Kiruna certainly knows how to design for winter. Their church, or kyrka, has long sloping roofs that are not only lovely, but also handle large amounts of snow quite easily.
Months and months of snow and ice mean a landscape of white and grey. While lovely in itself, color becomes an important factor. The warm colors used on the buildings in the city center of Kiruna become even more vibrant in winter.
Even Stockholm, at the southern end of Sweden, whose winters are not nearly as ruthless, emphasizes color in the city.
The texture and form of a simple stone wall can provide subtle beauty to the landscape, especially in winter.
More findings to come….
Posted by Adrienne on November 3, 2012
I began this blog way back in 2007 with a three-fold intention: 1. get to know the Twin Cities better by visiting, and writing about, independent coffee shops in the metro area, 2. practice my writing, and 3. get into graduate school. It worked well for those purposes and I received encouraging feedback about the blog from many readers (thank you!). Obviously it’s been awhile since I’ve written here, again for three reasons: 1. I got into graduate school, 2. I was very busy while in graduate school, 3. I’ve since graduated and my interests in writing have changed. Coffee shops no longer hold my curiosity as a subject matter, but they are certainly great places to get some work and writing done (for example: I’m sitting in Peace Coffee on Minnehaha Avenue – love this place! Also wish they had more evening hours….).
Since graduating with a Masters in Landscape Architecture in 2010, I’ve been working as a research fellow at the Metropolitan Design Center in the University of Minnesota’s College of Design. We function as a small think tank/consulting non-profit, assisting communities and cities in the metro area with research, planning, and conceptual design on urban design projects. We’ve worked on streetscapes, parks, housing, greenway plans, and many other issues. I get to do research, create graphics, design a bit, and help with community workshops. I love what I do and I’d like to keep doing it.
My favorite part, aside from knowing that we are helping communities make good urban design decisions, is the research. I love immersing myself in interesting topics, figuring out how to communicate my findings to other people, and seeing how what I’ve learned can make a difference in real ways. For example, in 2011, we worked with a Minneapolis neighborhood to reduce crime in a nearby park. I got to research how crime evolves in parks and how neighborhoods can fight back. In a nutshell, we discovered that busy parks are safe parks and that neighborhoods need to “take back” their parks by making their presence known and using the space. Since learning this, the neighborhood has started a non-profit dedicated to the park and has programmed weekly events in the park.

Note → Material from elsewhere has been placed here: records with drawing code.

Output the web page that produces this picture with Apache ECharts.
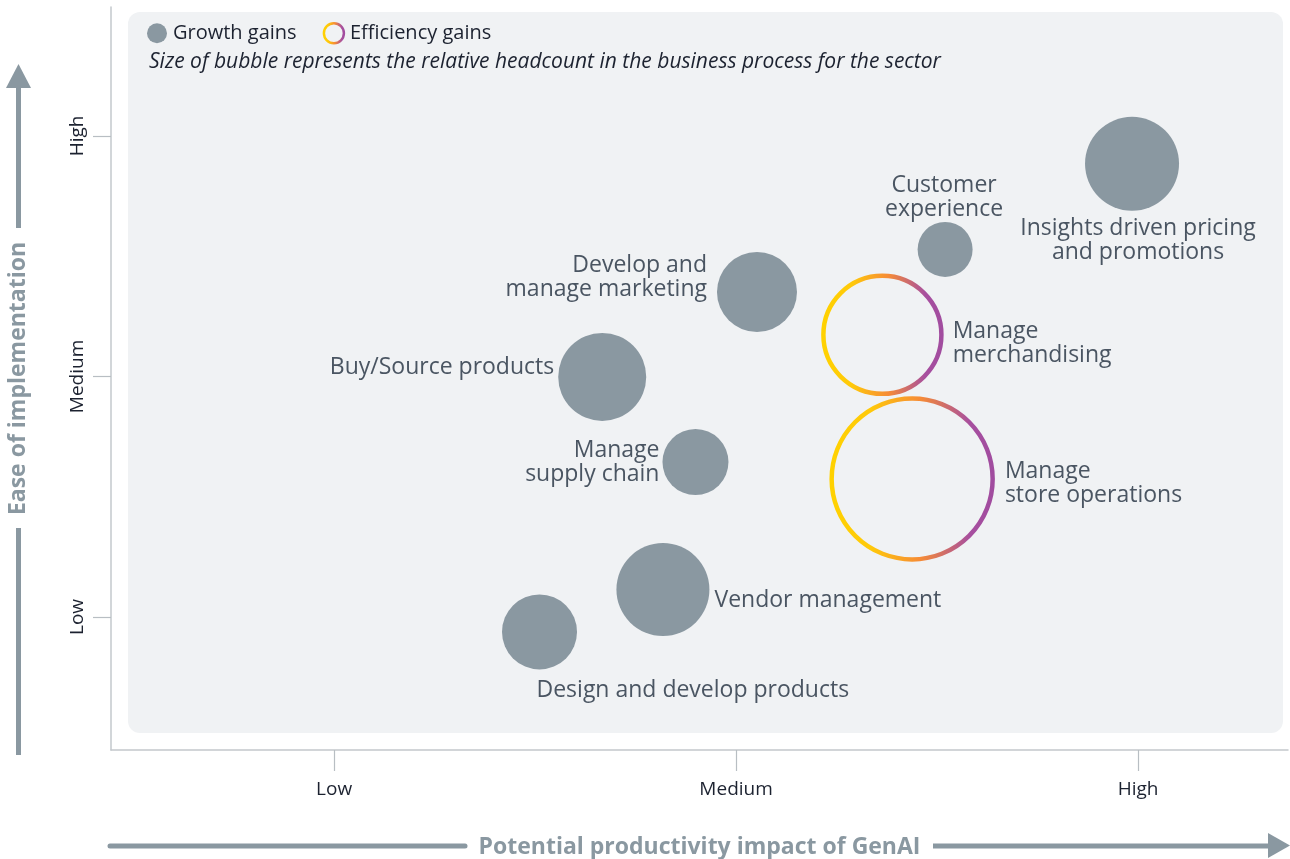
<!DOCTYPE html>
<html>
<head>
<meta charset="utf-8">
<script src="https://cdn.jsdelivr.net/npm/echarts@6/dist/echarts.min.js"></script>
<style>
  html, body { margin: 0; padding: 0; background: #fff; }
  #chart { width: 1290px; height: 859px; }
</style>
</head>
<body>
<div id="chart"></div>
<script>
// tick labels for both axes (value 1, 2, 3)
const tickLabels = ["Low", "Medium", "High"];
const tickValues = [1, 2, 3];

// growth gains: [impact, ease, bubble size]
const growthNames = [
  "Insights driven pricing\nand promotions",
  "Customer\nexperience",
  "Develop and\nmanage marketing",
  "Buy/Source products",
  "Manage\nsupply chain",
  "Vendor management",
  "Design and develop products"
];
const growthX = [2.985, 2.520, 2.052, 1.667, 1.899, 1.818, 1.511];
const growthY = [2.884, 2.528, 2.351, 1.998, 1.644, 1.114, 0.938];
const growthSize = [94, 55, 80, 88, 66, 93, 75];

// efficiency gains
const effNames = ["Manage\nmerchandising", "Manage\nstore operations"];
const effX = [2.364, 2.438];
const effY = [2.173, 1.574];
const effSize = [118, 161];

const FONT = "'Open Sans', 'Noto Sans', sans-serif";
const GREY = "#8a98a1";
const LABEL = "#4a5562";

// label placement for each growth bubble
const growthLabels = [
  { position: "bottom", distance: 6, offset: [6, 0] },
  { position: "top", distance: 1, offset: [-1, 0] },
  { position: "left", distance: 10, offset: [0, -15] },
  { position: "left", distance: 4, offset: [0, -9] },
  { position: "left", distance: 3, offset: [0, 0] },
  { position: "right", distance: 5, offset: [0, 11] },
  { position: "bottom", distance: 9, offset: [-3, 0], align: "left" }
];
const effLabels = [
  { position: "right", distance: 9, offset: [0, 9] },
  { position: "right", distance: 10, offset: [0, 5] }
];

const ringGradient = {
  type: "linear", x: 0, y: 0, x2: 1, y2: 0,
  colorStops: [
    { offset: 0, color: "#ffd200" },
    { offset: 0.25, color: "#ffc90a" },
    { offset: 0.55, color: "#f68b36" },
    { offset: 0.85, color: "#a74f9f" },
    { offset: 1, color: "#a04c9f" }
  ]
};

const labelBase = {
  show: true,
  formatter: "{b}",
  color: LABEL,
  fontFamily: FONT,
  fontSize: 23,
  lineHeight: 24
};

const growthData = growthX.map((x, i) => ({
  name: growthNames[i],
  value: [x, growthY[i], growthSize[i]],
  label: Object.assign({}, labelBase, growthLabels[i], {
    align: growthLabels[i].align || (growthLabels[i].position === "left" ? "right" :
      growthLabels[i].position === "right" ? "left" : "center")
  })
}));

const effData = effX.map((x, i) => ({
  name: effNames[i],
  value: [x, effY[i], effSize[i]],
  label: Object.assign({}, labelBase, effLabels[i], { align: "left" })
}));

const chart = echarts.init(document.getElementById("chart"), null, { renderer: "canvas" });

const option = {
  backgroundColor: "#ffffff",
  animation: false,
  textStyle: { fontFamily: FONT },
  title: {
    text: "Size of bubble represents the relative headcount in the business process for the sector",
    left: 144,
    top: 46,
    textStyle: {
      fontFamily: FONT,
      fontSize: 21,
      fontStyle: "italic",
      fontWeight: "normal",
      color: "#1c2230",
      lineHeight: 22
    }
  },
  legend: {
    left: 142,
    top: 17,
    itemWidth: 20,
    itemHeight: 20,
    itemGap: 26,
    textStyle: { fontFamily: FONT, fontSize: 20, color: "#1c2230", padding: [0, 0, 0, 1] },
    data: [
      { name: "Growth gains", icon: "circle", itemStyle: { color: GREY, borderWidth: 0 } },
      { name: "Efficiency gains", icon: "circle",
        itemStyle: { color: "rgba(0,0,0,0)", borderColor: ringGradient, borderWidth: 2.5 } }
    ]
  },
  grid: { left: 111, right: 2, top: 7, bottom: 109, outerBoundsMode: "none" },
  xAxis: {
    type: "value",
    min: 0.445,
    max: 3.373,
    name: "Potential productivity impact of GenAI",
    nameLocation: "middle",
    nameGap: 86,
    nameTextStyle: { fontFamily: FONT, fontSize: 23, fontWeight: "bold", color: GREY },
    splitLine: { show: false },
    axisLine: { show: true, lineStyle: { color: "#c3c8cc", width: 1.5 } },
    axisTick: { show: true, length: 21, customValues: tickValues, lineStyle: { color: "#b8bec3", width: 1.2 } },
    axisLabel: {
      customValues: tickValues,
      formatter: v => tickLabels[Math.round(v) - 1],
      margin: 30,
      fontFamily: FONT,
      fontSize: 19,
      color: "#1c2230"
    }
  },
  yAxis: {
    type: "value",
    min: 0.447,
    max: 3.536,
    name: "Ease of implementation",
    nameLocation: "middle",
    nameGap: 81,
    nameTextStyle: { fontFamily: FONT, fontSize: 23, fontWeight: "bold", color: GREY },
    splitLine: { show: false },
    axisLine: { show: true, lineStyle: { color: "#c3c8cc", width: 1.5 } },
    axisTick: { show: true, length: 18, customValues: tickValues, lineStyle: { color: "#b8bec3", width: 1.2 } },
    axisLabel: {
      customValues: tickValues,
      formatter: v => tickLabels[Math.round(v) - 1],
      rotate: 90,
      margin: 24,
      fontFamily: FONT,
      fontSize: 19,
      color: "#1c2230"
    }
  },
  graphic: {
    elements: [
      // light panel behind the bubbles
      { type: "rect", z: -10, shape: { x: 128, y: 12, width: 1155, height: 721, r: 12 },
        style: { fill: "#f0f2f4" } },
      // horizontal arrow, split around the axis name
      { type: "line", shape: { x1: 110, y1: 846, x2: 465, y2: 846 },
        style: { stroke: GREY, lineWidth: 5, lineCap: "round" } },
      { type: "line", shape: { x1: 933, y1: 846, x2: 1272, y2: 846 },
        style: { stroke: GREY, lineWidth: 5, lineCap: "butt" } },
      { type: "polygon", shape: { points: [[1268, 833], [1290, 845.5], [1268, 858]] },
        style: { fill: GREY } },
      // vertical arrow
      { type: "line", shape: { x1: 18.5, y1: 86, x2: 18.5, y2: 228 },
        style: { stroke: GREY, lineWidth: 5, lineCap: "butt" } },
      { type: "line", shape: { x1: 18.5, y1: 528, x2: 18.5, y2: 755 },
        style: { stroke: GREY, lineWidth: 5, lineCap: "butt" } },
      { type: "polygon", shape: { points: [[6, 88], [18.5, 64], [31, 88]] },
        style: { fill: GREY } }
    ]
  },
  series: [
    {
      name: "Growth gains",
      type: "scatter",
      symbol: "circle",
      symbolSize: v => v[2],
      itemStyle: { color: GREY, opacity: 1 },
      emphasis: { disabled: true },
      data: growthData
    },
    {
      name: "Efficiency gains",
      type: "scatter",
      symbol: "circle",
      symbolSize: v => v[2],
      itemStyle: { color: "rgba(0,0,0,0)", borderColor: ringGradient, borderWidth: 4.5, opacity: 1 },
      emphasis: { disabled: true },
      data: effData
    }
  ]
};

chart.setOption(option);

window.addEventListener("resize", function() {
  if (chart != null) {
    chart.resize();
  }
});
</script>
</body>
</html>
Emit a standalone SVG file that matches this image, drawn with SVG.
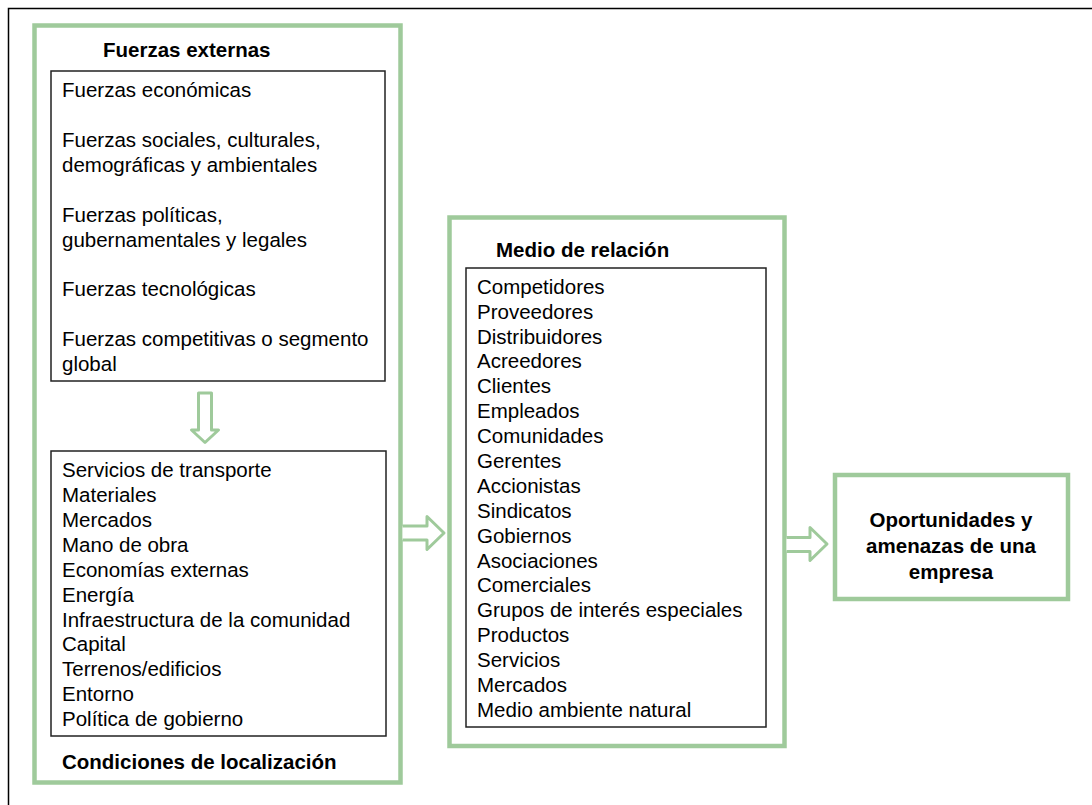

MPR did a story about the changes the neighborhood has made. I’ve heard that since then, crime has greatly diminished in the park.
This experience convinced me that research does not have to be a frivolous pursuit by a nerdy person sequestered in an academic vacuum that never sees the light of day beyond a library. It can have real and lasting impact on real world problems. And that is what interests me. That is what I’d like to continue doing.
While doing research, I come across many amazing resources, fascinating tidbits of history, and interesting facts or ideas. This collection of articles, photographs, graphics, and ideas about cities, culture, history, and the environment are just gathering digital dust in my computer. So I’d like to share some of what I’m learning here on Cafeapolis, because others might find it equally as interesting – or maybe even life-changing, who knows. In many ways the blog is for me: to help me practice my writing and to have a display case for what I find. If it is successful and evolves into something really worthwhile, I may transport it to a “real” blog with its own name and intent. But in the meantime Cafeapolis will now function as my virtual workspace and fun informal project. You are welcome to follow along with me!